Exercise:
Copy all lines below exactly as written. Leave pictures out.

Stored data:
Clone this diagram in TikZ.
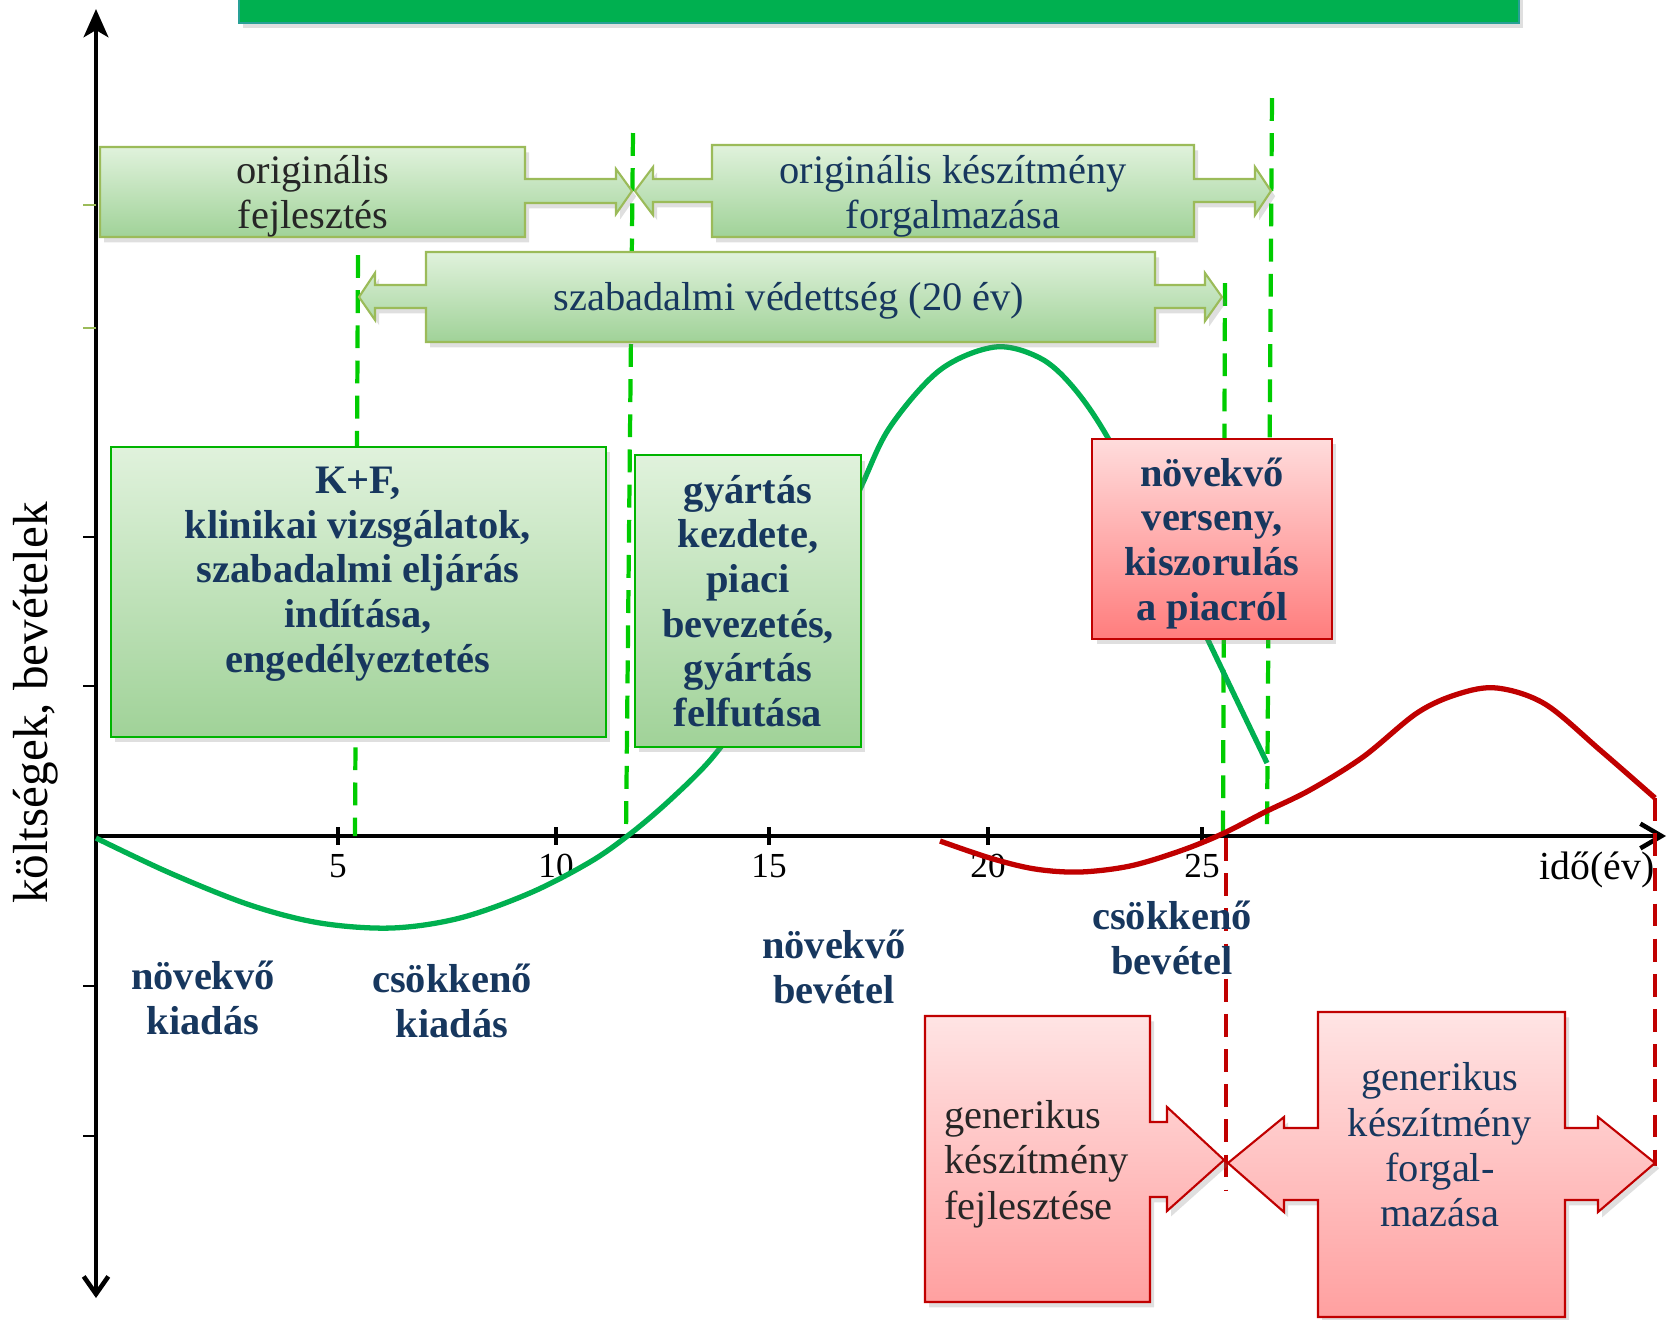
\documentclass[tikz,border=0pt]{standalone}
\usepackage{fontspec}
\setmainfont{Liberation Serif}
\usepackage{tikz}
\usetikzlibrary{arrows.meta,shadows}
\definecolor{titlegreen}{RGB}{0,176,80}
\definecolor{titleedge}{RGB}{40,160,150}
\definecolor{curvegreen}{RGB}{0,176,80}
\definecolor{guidegreen}{RGB}{0,204,0}
\definecolor{boxgreen}{RGB}{0,180,0}
\definecolor{olivegreen}{RGB}{155,187,89}
\definecolor{greentop}{RGB}{224,242,220}
\definecolor{greenbottom}{RGB}{160,210,152}
\definecolor{darkred}{RGB}{192,0,0}
\definecolor{redtop}{RGB}{255,220,220}
\definecolor{redbottom}{RGB}{255,125,125}
\definecolor{pinktop}{RGB}{255,228,228}
\definecolor{pinkbottom}{RGB}{255,160,160}
\definecolor{navy}{RGB}{23,55,94}

\begin{document}
\begin{tikzpicture}[x=0.01cm, y=-0.01cm,
    axisline/.style={line width=1.3pt, black},
    tickmark/.style={line width=0.6pt, black},
    guide/.style={dash pattern=on 6.5pt off 3.5pt, line width=1.2pt},
    curve/.style={line width=1.5pt, line join=round},
    shadowed/.style={drop shadow={shadow xshift=1.2pt, shadow yshift=-1.5pt, opacity=0.25}},
    gbox/.style={shadowed, draw=boxgreen, semithick, top color=greentop, bottom color=greenbottom},
    garrow/.style={shadowed, draw=olivegreen, semithick, top color=greentop, bottom color=greenbottom},
    rbox/.style={shadowed, draw=darkred, semithick, top color=redtop, bottom color=redbottom},
    rarrow/.style={shadowed, draw=darkred, semithick, top color=pinktop, bottom color=pinkbottom},
    txt/.style={align=center, font=\fontsize{11.5}{12.9}\selectfont},
    boldtxt/.style={align=center, font=\fontsize{11.5}{12.7}\selectfont\bfseries, text=navy},
    ticklabel/.style={font=\fontsize{10}{11}\selectfont},
]
    \useasboundingbox (0,0) rectangle (1668,1320);

    % title bar (cut at the top)
    \draw[titleedge, fill=titlegreen, shadowed] (239,-20) rectangle (1519,23);

    % axes
    \draw[axisline, -{Straight Barb[length=6pt,width=7pt]}] (96,836) -- (1666,836);
    \draw[axisline, {Straight Barb[length=5pt,width=7pt]}-{Stealth[length=8pt,width=7pt,inset=2pt]}] (96,1298) -- (96,9);
    \foreach \xx/\yr in {338/5,556/10,769/15,988/20,1202/25}{
        \draw[tickmark, line width=1pt] (\xx,827) -- (\xx,845);
        \node[ticklabel] (t\yr) at (\xx,866) {\yr};
    }
    \foreach \yy in {537,686,986,1136}
        \draw[tickmark] (83,\yy) -- (96,\yy);
    \foreach \yy in {205,328}
        \draw[tickmark, olivegreen] (83,\yy) -- (96,\yy);
    \node[rotate=90, font=\fontsize{14}{16}\selectfont] (ylabel) at (36,703) {költségek, bevételek};
    \node[font=\fontsize{11.3}{13}\selectfont] (xlabel) at (1597,870) {idő(év)};

    % milestones
    \draw[guide, guidegreen] (358,255) -- (355,836);
    \draw[guide, guidegreen] (633,133) -- (626,836);
    \draw[guide, guidegreen] (1225,283) -- (1223,836);
    \draw[guide, guidegreen] (1272,98) -- (1267,836);
    \draw[guide, darkred] (1226,838) -- (1226,1190);
    \draw[guide, darkred] (1655,798) -- (1655,1166);

    % cash flow curves
    \draw[curve, curvegreen] plot[smooth, tension=0.55] coordinates {
        (96,838) (170,873) (250,905) (320,923) (392,928) (460,918) (530,893)
        (590,862) (630,834) (670,800) (712,758) (750,705) (789,637) (825,565)
        (861,487) (890,427) (940,370) (995,347) (1040,358) (1073,387) (1108,438)
        (1160,538) (1208,640) (1267,763)};
    \draw[curve, darkred] plot[smooth, tension=0.55] coordinates {
        (940,841) (990,858) (1035,869) (1080,872) (1130,866) (1180,851) (1222,834)
        (1265,812) (1310,790) (1363,757) (1417,713) (1458,694) (1497,688)
        (1545,704) (1600,750) (1655,798)};

    % original product
    \draw[garrow] (100,147) -- (525,147) -- (525,179) -- (616,179) -- (616,169) -- (632,191)
        -- (616,214) -- (616,203) -- (525,203) -- (525,237) -- (100,237) -- cycle;
    \node[txt, text=black!85] (origdev) at (313,196) {originális\\fejlesztés};

    \draw[garrow] (712,145) -- (1194,145) -- (1194,179) -- (1255,179) -- (1255,167) -- (1271,191)
        -- (1255,215) -- (1255,202) -- (1194,202) -- (1194,237) -- (712,237) -- (712,202)
        -- (653,202) -- (653,215) -- (635,191) -- (653,167) -- (653,179) -- (712,179) -- cycle;
    \node[txt, text=navy] (origsale) at (953,196) {originális készítmény\\forgalmazása};

    \draw[garrow] (426,252) -- (1155,252) -- (1155,285) -- (1205,285) -- (1205,273) -- (1222,297)
        -- (1205,321) -- (1205,308) -- (1155,308) -- (1155,342) -- (426,342) -- (426,308)
        -- (375,308) -- (375,320) -- (359,297) -- (375,273) -- (375,285) -- (426,285) -- cycle;
    \node[txt, text=navy] (patent) at (789,301) {szabadalmi védettség (20 év)};

    \draw[gbox] (111,447) rectangle (606,737);
    \node[boldtxt] (research) at (358,574) {K+F,\\klinikai vizsgálatok,\\szabadalmi eljárás\\indítása,\\engedélyeztetés};

    \node[gbox, boldtxt, minimum width=2.26cm, minimum height=2.91cm] (launch) at (748,601)
        {gyártás\\kezdete,\\piaci\\bevezetés,\\gyártás\\felfutása};

    \node[rbox, boldtxt, text depth=0pt, minimum width=2.39cm, minimum height=2cm] (compete) at (1212,539)
        {növekvő\\verseny,\\kiszorulás\\a piacról};

    % phases of the curve
    \node[boldtxt] (incspend) at (203,998) {növekvő\\kiadás};
    \node[boldtxt] (decspend) at (452,1001) {csökkenő\\kiadás};
    \node[boldtxt] (increv) at (834,967) {növekvő\\bevétel};
    \node[boldtxt] (decrev) at (1172,938) {csökkenő\\bevétel};

    % generic product
    \draw[rarrow] (925,1016) -- (1150,1016) -- (1150,1122) -- (1167,1122) -- (1167,1107) -- (1224,1160)
        -- (1167,1211) -- (1167,1197) -- (1150,1197) -- (1150,1302) -- (925,1302) -- cycle;
    \node[txt, align=left, anchor=west, text=black!85] (gendev) at (932,1164)
        {generikus\\készítmény\\fejlesztése};

    \draw[rarrow] (1318,1012) -- (1565,1012) -- (1565,1128) -- (1598,1128) -- (1598,1117) -- (1655,1163)
        -- (1598,1212) -- (1598,1200) -- (1565,1200) -- (1565,1317) -- (1318,1317) -- (1318,1200)
        -- (1284,1200) -- (1284,1212) -- (1228,1163) -- (1284,1117) -- (1284,1128) -- (1318,1128) -- cycle;
    \node[txt, text=navy] (gensale) at (1440,1145) {generikus\\készítmény\\forgal-\\mazása};
\end{tikzpicture}
\end{document}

Right answer:
Clone this diagram in TikZ.
\documentclass[tikz,border=0pt]{standalone}
\usepackage{fontspec}
\setmainfont{Liberation Serif}
\usepackage{tikz}
\usetikzlibrary{arrows.meta,shadows}
\definecolor{titlegreen}{RGB}{0,176,80}
\definecolor{titleedge}{RGB}{40,160,150}
\definecolor{curvegreen}{RGB}{0,176,80}
\definecolor{guidegreen}{RGB}{0,204,0}
\definecolor{boxgreen}{RGB}{0,180,0}
\definecolor{olivegreen}{RGB}{155,187,89}
\definecolor{greentop}{RGB}{224,242,220}
\definecolor{greenbottom}{RGB}{160,210,152}
\definecolor{darkred}{RGB}{192,0,0}
\definecolor{redtop}{RGB}{255,220,220}
\definecolor{redbottom}{RGB}{255,125,125}
\definecolor{pinktop}{RGB}{255,228,228}
\definecolor{pinkbottom}{RGB}{255,160,160}
\definecolor{navy}{RGB}{23,55,94}

\begin{document}
\begin{tikzpicture}[x=0.01cm, y=-0.01cm,
    axisline/.style={line width=1.3pt, black},
    tickmark/.style={line width=0.6pt, black},
    guide/.style={dash pattern=on 6.5pt off 3.5pt, line width=1.2pt},
    curve/.style={line width=1.5pt, line join=round},
    shadowed/.style={drop shadow={shadow xshift=1.2pt, shadow yshift=-1.5pt, opacity=0.25}},
    gbox/.style={shadowed, draw=boxgreen, semithick, top color=greentop, bottom color=greenbottom},
    garrow/.style={shadowed, draw=olivegreen, semithick, top color=greentop, bottom color=greenbottom},
    rbox/.style={shadowed, draw=darkred, semithick, top color=redtop, bottom color=redbottom},
    rarrow/.style={shadowed, draw=darkred, semithick, top color=pinktop, bottom color=pinkbottom},
    txt/.style={align=center, font=\fontsize{11.5}{12.9}\selectfont},
    boldtxt/.style={align=center, font=\fontsize{11.5}{12.7}\selectfont\bfseries, text=navy},
    ticklabel/.style={font=\fontsize{10}{11}\selectfont},
]
    \useasboundingbox (0,0) rectangle (1668,1320);

    % title bar (cut at the top)
    \draw[titleedge, fill=titlegreen, shadowed] (239,-20) rectangle (1519,23);

    % axes
    \draw[axisline, -{Straight Barb[length=6pt,width=7pt]}] (96,836) -- (1666,836);
    \draw[axisline, {Straight Barb[length=5pt,width=7pt]}-{Stealth[length=8pt,width=7pt,inset=2pt]}] (96,1298) -- (96,9);
    \foreach \xx/\yr in {338/5,556/10,769/15,988/20,1202/25}{
        \draw[tickmark, line width=1pt] (\xx,827) -- (\xx,845);
        \node[ticklabel] (t\yr) at (\xx,866) {\yr};
    }
    \foreach \yy in {537,686,986,1136}
        \draw[tickmark] (83,\yy) -- (96,\yy);
    \foreach \yy in {205,328}
        \draw[tickmark, olivegreen] (83,\yy) -- (96,\yy);
    \node[rotate=90, font=\fontsize{14}{16}\selectfont] (ylabel) at (36,703) {költségek, bevételek};
    \node[font=\fontsize{11.3}{13}\selectfont] (xlabel) at (1597,870) {idő(év)};

    % milestones
    \draw[guide, guidegreen] (358,255) -- (355,836);
    \draw[guide, guidegreen] (633,133) -- (626,836);
    \draw[guide, guidegreen] (1225,283) -- (1223,836);
    \draw[guide, guidegreen] (1272,98) -- (1267,836);
    \draw[guide, darkred] (1226,838) -- (1226,1190);
    \draw[guide, darkred] (1655,798) -- (1655,1166);

    % cash flow curves
    \draw[curve, curvegreen] plot[smooth, tension=0.55] coordinates {
        (96,838) (170,873) (250,905) (320,923) (392,928) (460,918) (530,893)
        (590,862) (630,834) (670,800) (712,758) (750,705) (789,637) (825,565)
        (861,487) (890,427) (940,370) (995,347) (1040,358) (1073,387) (1108,438)
        (1160,538) (1208,640) (1267,763)};
    \draw[curve, darkred] plot[smooth, tension=0.55] coordinates {
        (940,841) (990,858) (1035,869) (1080,872) (1130,866) (1180,851) (1222,834)
        (1265,812) (1310,790) (1363,757) (1417,713) (1458,694) (1497,688)
        (1545,704) (1600,750) (1655,798)};

    % original product
    \draw[garrow] (100,147) -- (525,147) -- (525,179) -- (616,179) -- (616,169) -- (632,191)
        -- (616,214) -- (616,203) -- (525,203) -- (525,237) -- (100,237) -- cycle;
    \node[txt, text=black!85] (origdev) at (313,196) {originális\\fejlesztés};

    \draw[garrow] (712,145) -- (1194,145) -- (1194,179) -- (1255,179) -- (1255,167) -- (1271,191)
        -- (1255,215) -- (1255,202) -- (1194,202) -- (1194,237) -- (712,237) -- (712,202)
        -- (653,202) -- (653,215) -- (635,191) -- (653,167) -- (653,179) -- (712,179) -- cycle;
    \node[txt, text=navy] (origsale) at (953,196) {originális készítmény\\forgalmazása};

    \draw[garrow] (426,252) -- (1155,252) -- (1155,285) -- (1205,285) -- (1205,273) -- (1222,297)
        -- (1205,321) -- (1205,308) -- (1155,308) -- (1155,342) -- (426,342) -- (426,308)
        -- (375,308) -- (375,320) -- (359,297) -- (375,273) -- (375,285) -- (426,285) -- cycle;
    \node[txt, text=navy] (patent) at (789,301) {szabadalmi védettség (20 év)};

    \draw[gbox] (111,447) rectangle (606,737);
    \node[boldtxt] (research) at (358,574) {K+F,\\klinikai vizsgálatok,\\szabadalmi eljárás\\indítása,\\engedélyeztetés};

    \node[gbox, boldtxt, minimum width=2.26cm, minimum height=2.91cm] (launch) at (748,601)
        {gyártás\\kezdete,\\piaci\\bevezetés,\\gyártás\\felfutása};

    \node[rbox, boldtxt, text depth=0pt, minimum width=2.39cm, minimum height=2cm] (compete) at (1212,539)
        {növekvő\\verseny,\\kiszorulás\\a piacról};

    % phases of the curve
    \node[boldtxt] (incspend) at (203,998) {növekvő\\kiadás};
    \node[boldtxt] (decspend) at (452,1001) {csökkenő\\kiadás};
    \node[boldtxt] (increv) at (834,967) {növekvő\\bevétel};
    \node[boldtxt] (decrev) at (1172,938) {csökkenő\\bevétel};

    % generic product
    \draw[rarrow] (925,1016) -- (1150,1016) -- (1150,1122) -- (1167,1122) -- (1167,1107) -- (1224,1160)
        -- (1167,1211) -- (1167,1197) -- (1150,1197) -- (1150,1302) -- (925,1302) -- cycle;
    \node[txt, align=left, anchor=west, text=black!85] (gendev) at (932,1164)
        {generikus\\készítmény\\fejlesztése};

    \draw[rarrow] (1318,1012) -- (1565,1012) -- (1565,1128) -- (1598,1128) -- (1598,1117) -- (1655,1163)
        -- (1598,1212) -- (1598,1200) -- (1565,1200) -- (1565,1317) -- (1318,1317) -- (1318,1200)
        -- (1284,1200) -- (1284,1212) -- (1228,1163) -- (1284,1117) -- (1284,1128) -- (1318,1128) -- cycle;
    \node[txt, text=navy] (gensale) at (1440,1145) {generikus\\készítmény\\forgal-\\mazása};
\end{tikzpicture}
\end{document}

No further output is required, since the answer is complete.